> Work to complete: Copy each line below in which the string "that" occurs.

> Provided data:
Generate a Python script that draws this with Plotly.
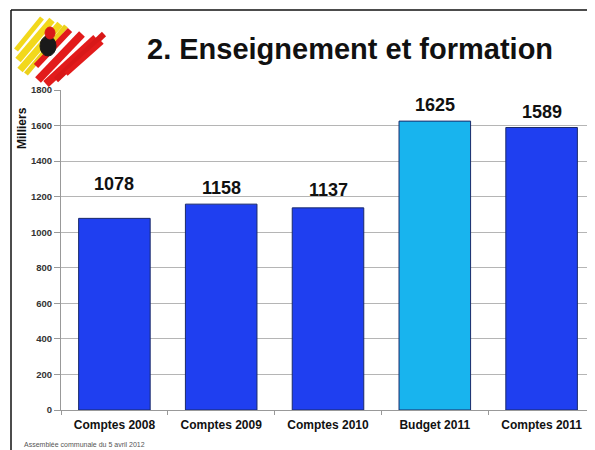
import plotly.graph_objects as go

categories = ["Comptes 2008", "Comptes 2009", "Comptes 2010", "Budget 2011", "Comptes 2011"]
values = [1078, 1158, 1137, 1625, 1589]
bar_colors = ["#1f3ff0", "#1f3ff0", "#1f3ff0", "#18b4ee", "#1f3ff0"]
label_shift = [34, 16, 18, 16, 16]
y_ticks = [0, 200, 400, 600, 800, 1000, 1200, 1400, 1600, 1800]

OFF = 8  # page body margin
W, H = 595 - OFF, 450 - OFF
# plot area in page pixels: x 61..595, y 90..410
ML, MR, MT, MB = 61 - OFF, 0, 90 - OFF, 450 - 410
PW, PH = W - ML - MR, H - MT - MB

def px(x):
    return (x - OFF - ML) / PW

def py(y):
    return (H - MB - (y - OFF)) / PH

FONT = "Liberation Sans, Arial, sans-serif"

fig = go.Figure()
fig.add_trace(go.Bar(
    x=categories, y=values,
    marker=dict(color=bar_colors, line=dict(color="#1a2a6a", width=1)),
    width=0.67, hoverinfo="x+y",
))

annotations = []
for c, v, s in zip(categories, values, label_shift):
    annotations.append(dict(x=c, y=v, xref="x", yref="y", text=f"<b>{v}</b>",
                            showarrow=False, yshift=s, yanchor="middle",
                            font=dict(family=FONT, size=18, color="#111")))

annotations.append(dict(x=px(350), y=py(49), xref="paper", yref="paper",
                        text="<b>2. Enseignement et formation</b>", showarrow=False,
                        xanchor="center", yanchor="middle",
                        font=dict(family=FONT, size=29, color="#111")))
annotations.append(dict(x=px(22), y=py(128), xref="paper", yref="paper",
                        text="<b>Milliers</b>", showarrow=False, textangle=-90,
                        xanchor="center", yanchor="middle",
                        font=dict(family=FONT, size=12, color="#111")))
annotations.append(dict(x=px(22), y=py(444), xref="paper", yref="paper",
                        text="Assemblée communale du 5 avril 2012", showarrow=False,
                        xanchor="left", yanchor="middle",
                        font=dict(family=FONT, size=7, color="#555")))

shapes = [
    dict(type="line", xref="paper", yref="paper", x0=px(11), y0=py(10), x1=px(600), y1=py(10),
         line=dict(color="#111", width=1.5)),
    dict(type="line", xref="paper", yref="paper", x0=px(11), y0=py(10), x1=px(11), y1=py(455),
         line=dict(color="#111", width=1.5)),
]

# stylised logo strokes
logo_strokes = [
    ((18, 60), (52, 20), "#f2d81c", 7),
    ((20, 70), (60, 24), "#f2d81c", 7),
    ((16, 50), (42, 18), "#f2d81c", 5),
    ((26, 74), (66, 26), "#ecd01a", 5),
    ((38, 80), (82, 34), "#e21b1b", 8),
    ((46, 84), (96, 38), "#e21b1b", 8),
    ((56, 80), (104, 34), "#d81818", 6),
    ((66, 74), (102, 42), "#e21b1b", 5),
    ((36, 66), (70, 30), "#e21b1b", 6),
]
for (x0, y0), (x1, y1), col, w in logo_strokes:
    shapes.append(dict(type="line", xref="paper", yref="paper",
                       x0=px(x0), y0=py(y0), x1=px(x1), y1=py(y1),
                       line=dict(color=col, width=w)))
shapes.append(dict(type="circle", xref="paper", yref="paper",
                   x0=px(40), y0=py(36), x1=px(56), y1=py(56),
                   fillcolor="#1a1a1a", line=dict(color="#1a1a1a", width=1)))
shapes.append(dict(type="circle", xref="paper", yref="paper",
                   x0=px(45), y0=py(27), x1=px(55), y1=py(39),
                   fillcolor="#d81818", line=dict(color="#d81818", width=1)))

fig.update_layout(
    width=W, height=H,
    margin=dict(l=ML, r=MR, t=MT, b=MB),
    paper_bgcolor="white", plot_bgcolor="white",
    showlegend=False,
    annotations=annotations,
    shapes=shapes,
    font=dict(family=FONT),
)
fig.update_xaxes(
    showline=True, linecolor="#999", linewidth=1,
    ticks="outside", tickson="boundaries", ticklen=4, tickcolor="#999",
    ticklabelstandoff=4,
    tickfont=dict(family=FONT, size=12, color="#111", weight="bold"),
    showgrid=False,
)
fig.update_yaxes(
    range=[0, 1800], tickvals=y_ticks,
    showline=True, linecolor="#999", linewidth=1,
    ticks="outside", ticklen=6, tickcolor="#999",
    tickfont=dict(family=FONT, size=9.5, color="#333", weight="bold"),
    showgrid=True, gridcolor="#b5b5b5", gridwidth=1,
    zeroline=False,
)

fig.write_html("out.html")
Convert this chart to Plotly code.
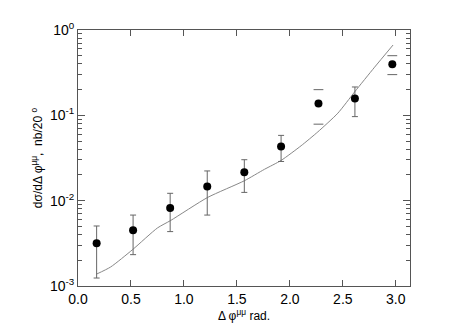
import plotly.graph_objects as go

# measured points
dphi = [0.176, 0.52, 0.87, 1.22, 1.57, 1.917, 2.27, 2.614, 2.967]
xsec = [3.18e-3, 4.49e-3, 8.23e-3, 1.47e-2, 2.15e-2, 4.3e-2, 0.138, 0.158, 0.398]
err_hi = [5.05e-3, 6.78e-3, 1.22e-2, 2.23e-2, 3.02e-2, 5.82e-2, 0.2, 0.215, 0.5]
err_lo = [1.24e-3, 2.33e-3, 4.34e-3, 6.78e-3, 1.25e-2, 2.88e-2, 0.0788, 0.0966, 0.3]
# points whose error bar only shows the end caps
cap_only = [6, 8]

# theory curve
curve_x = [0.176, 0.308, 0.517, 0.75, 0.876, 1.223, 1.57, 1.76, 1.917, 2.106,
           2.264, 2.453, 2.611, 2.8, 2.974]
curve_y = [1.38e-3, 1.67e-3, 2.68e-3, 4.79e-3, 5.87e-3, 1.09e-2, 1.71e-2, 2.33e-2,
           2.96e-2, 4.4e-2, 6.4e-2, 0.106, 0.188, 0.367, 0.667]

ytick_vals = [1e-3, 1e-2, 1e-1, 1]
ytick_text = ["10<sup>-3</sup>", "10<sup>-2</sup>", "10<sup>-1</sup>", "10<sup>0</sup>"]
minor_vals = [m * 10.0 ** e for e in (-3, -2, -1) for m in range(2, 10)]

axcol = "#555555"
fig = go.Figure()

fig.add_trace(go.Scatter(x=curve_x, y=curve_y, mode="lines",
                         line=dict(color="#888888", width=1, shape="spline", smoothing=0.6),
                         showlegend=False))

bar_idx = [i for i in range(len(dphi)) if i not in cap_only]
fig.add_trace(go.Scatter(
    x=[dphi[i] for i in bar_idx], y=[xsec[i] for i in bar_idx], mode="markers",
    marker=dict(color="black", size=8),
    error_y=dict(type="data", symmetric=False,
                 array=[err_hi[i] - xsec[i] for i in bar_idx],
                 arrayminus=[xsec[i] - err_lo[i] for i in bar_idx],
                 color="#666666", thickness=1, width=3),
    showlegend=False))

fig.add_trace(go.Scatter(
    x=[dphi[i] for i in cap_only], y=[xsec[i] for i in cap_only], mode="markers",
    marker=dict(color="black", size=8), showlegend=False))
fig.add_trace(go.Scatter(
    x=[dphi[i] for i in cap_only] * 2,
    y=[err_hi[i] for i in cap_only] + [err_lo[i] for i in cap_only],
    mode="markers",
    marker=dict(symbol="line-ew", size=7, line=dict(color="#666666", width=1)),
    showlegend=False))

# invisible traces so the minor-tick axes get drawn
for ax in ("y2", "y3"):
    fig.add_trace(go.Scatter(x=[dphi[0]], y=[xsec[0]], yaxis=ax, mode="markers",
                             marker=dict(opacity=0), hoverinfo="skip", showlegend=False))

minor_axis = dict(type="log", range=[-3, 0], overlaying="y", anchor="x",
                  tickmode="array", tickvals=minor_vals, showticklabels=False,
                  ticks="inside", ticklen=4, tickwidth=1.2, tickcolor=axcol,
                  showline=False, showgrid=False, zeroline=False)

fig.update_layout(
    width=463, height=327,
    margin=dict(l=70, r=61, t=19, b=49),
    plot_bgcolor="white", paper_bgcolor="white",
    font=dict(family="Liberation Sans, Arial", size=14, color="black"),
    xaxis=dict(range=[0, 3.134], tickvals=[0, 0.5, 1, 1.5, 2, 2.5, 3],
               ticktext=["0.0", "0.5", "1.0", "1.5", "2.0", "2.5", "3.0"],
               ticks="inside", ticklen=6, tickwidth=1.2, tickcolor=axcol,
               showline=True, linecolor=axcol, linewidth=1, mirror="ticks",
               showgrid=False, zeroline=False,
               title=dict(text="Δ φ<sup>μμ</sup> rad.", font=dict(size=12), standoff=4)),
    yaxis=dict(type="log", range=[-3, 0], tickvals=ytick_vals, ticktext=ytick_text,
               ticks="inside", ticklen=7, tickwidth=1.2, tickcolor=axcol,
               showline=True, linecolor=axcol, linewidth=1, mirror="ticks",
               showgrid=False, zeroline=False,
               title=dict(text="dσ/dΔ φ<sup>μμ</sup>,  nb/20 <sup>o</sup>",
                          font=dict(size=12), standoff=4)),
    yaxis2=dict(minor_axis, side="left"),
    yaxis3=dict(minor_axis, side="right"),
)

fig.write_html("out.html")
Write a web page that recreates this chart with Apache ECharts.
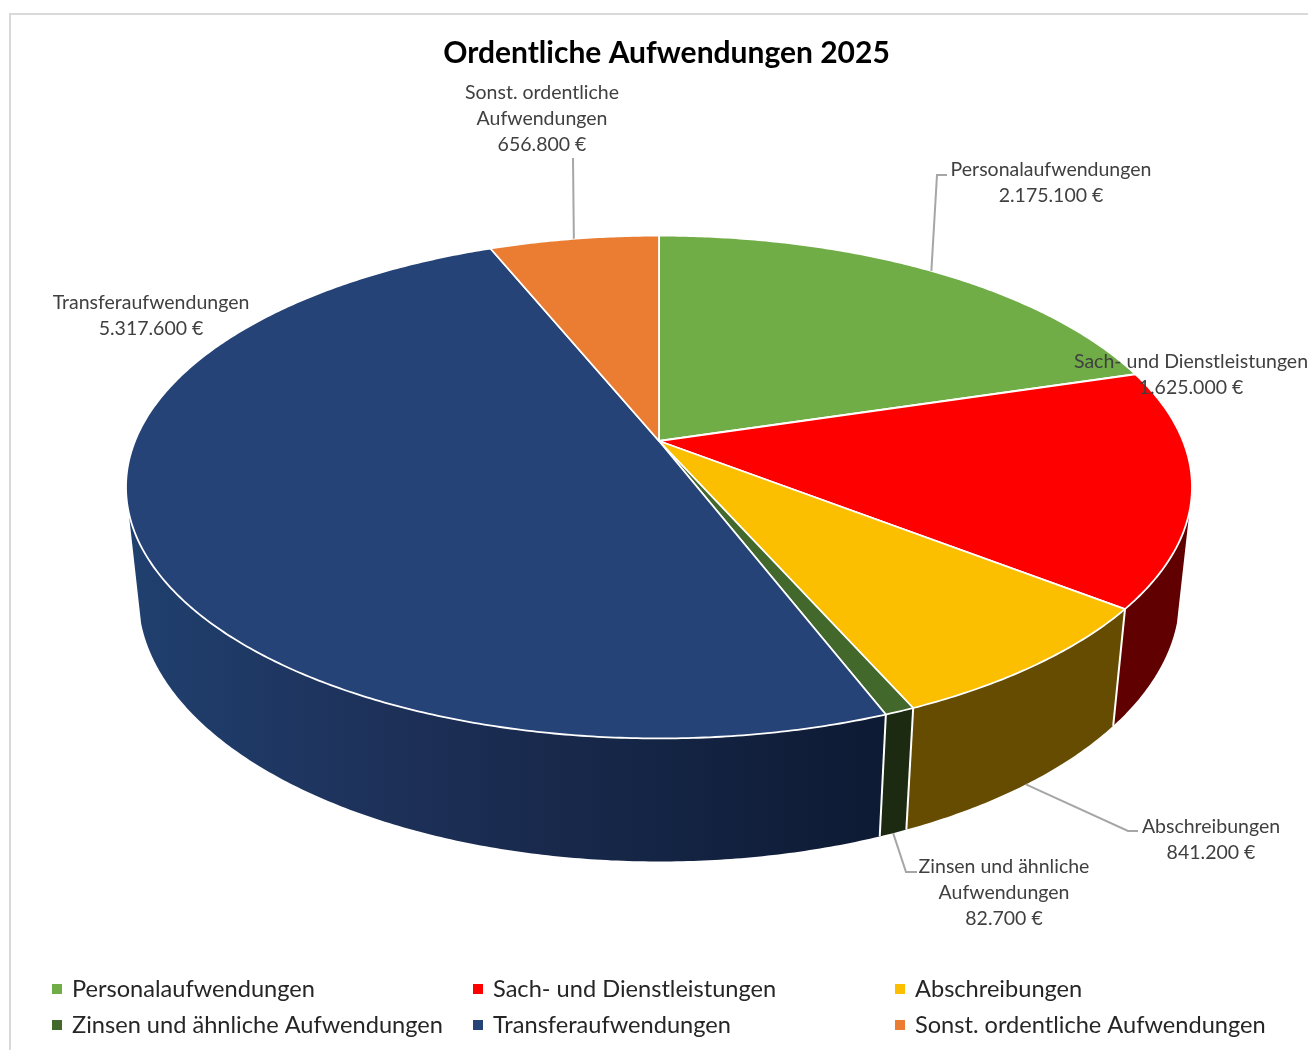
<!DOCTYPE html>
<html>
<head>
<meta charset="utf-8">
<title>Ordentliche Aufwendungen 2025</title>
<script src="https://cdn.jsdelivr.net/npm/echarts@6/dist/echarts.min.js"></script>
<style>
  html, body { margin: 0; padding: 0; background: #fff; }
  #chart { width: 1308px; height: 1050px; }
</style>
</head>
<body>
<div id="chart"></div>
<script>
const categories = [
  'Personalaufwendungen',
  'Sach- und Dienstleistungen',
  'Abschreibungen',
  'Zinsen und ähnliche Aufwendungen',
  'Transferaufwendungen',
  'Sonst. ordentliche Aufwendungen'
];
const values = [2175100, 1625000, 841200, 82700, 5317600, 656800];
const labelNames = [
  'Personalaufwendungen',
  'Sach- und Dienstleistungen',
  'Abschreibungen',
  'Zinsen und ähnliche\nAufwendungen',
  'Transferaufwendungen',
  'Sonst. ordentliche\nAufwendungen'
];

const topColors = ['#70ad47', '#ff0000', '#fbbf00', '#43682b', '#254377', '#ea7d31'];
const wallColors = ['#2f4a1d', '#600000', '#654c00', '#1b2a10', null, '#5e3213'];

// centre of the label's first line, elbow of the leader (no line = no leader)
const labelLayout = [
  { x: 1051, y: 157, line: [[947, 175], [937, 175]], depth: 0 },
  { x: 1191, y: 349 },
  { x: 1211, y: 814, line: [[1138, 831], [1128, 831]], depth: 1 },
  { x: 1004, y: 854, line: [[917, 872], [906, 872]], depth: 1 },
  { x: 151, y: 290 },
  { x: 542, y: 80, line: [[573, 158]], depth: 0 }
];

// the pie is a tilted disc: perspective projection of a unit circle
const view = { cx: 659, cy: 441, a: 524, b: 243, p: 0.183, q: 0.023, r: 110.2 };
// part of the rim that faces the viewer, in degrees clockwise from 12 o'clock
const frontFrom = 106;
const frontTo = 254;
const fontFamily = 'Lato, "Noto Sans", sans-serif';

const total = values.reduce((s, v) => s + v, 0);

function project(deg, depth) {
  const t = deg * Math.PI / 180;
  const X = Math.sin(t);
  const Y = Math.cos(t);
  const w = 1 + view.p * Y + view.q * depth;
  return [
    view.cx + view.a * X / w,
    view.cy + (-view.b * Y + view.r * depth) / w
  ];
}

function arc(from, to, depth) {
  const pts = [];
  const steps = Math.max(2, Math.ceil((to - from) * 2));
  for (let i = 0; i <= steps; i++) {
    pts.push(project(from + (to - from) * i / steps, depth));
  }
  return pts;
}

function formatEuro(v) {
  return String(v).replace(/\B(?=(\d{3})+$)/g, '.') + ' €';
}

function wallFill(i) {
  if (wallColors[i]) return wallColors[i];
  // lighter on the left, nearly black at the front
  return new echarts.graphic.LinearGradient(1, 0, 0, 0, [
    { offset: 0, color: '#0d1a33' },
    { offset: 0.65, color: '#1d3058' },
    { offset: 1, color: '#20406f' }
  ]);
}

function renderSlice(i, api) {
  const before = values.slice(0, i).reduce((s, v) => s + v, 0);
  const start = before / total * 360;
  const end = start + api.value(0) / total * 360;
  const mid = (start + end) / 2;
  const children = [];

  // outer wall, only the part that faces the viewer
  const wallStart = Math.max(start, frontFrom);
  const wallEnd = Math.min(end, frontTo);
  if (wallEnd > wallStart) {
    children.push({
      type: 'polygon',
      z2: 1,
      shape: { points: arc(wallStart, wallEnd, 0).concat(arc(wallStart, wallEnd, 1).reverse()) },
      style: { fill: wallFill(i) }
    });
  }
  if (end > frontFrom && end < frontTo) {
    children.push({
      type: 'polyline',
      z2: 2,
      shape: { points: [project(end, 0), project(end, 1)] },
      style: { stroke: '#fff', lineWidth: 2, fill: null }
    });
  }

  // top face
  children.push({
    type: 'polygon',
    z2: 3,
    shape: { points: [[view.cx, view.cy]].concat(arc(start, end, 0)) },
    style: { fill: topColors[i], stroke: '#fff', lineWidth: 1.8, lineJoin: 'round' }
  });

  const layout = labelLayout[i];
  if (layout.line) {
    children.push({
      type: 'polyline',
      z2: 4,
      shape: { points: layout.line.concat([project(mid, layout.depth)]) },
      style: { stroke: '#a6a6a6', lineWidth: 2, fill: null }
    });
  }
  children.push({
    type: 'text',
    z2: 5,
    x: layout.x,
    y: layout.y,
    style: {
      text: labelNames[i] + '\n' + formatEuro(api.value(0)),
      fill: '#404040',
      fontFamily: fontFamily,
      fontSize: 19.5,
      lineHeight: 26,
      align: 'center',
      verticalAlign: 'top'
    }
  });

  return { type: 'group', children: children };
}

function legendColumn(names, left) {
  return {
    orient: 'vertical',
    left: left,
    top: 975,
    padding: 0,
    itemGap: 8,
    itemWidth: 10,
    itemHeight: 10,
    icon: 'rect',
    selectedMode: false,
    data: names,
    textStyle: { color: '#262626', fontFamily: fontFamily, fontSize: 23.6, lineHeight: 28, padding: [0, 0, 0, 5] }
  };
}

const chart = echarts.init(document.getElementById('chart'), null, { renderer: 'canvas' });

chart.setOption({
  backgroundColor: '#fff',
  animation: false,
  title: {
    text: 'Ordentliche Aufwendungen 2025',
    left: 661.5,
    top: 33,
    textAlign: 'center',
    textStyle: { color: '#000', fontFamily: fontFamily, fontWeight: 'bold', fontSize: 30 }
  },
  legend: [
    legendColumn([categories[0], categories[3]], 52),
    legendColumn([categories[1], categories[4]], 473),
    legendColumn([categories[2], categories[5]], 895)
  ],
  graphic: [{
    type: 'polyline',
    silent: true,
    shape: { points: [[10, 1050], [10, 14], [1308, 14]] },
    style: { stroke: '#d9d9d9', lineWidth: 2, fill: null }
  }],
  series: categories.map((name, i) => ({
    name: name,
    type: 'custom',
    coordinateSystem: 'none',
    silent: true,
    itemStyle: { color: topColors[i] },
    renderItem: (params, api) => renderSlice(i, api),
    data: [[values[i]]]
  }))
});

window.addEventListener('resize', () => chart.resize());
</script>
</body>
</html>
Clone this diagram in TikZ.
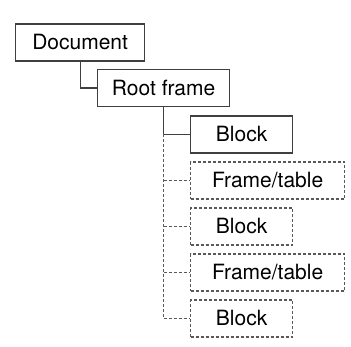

> Answer for this exercise:
Generate a Python script that draws this with Plotly.
Write a web page that recreates this chart with Apache ECharts.
// part of the rim that faces the viewer, in degrees clockwise from 12 o'clock
  // outer wall, only the part that faces the viewer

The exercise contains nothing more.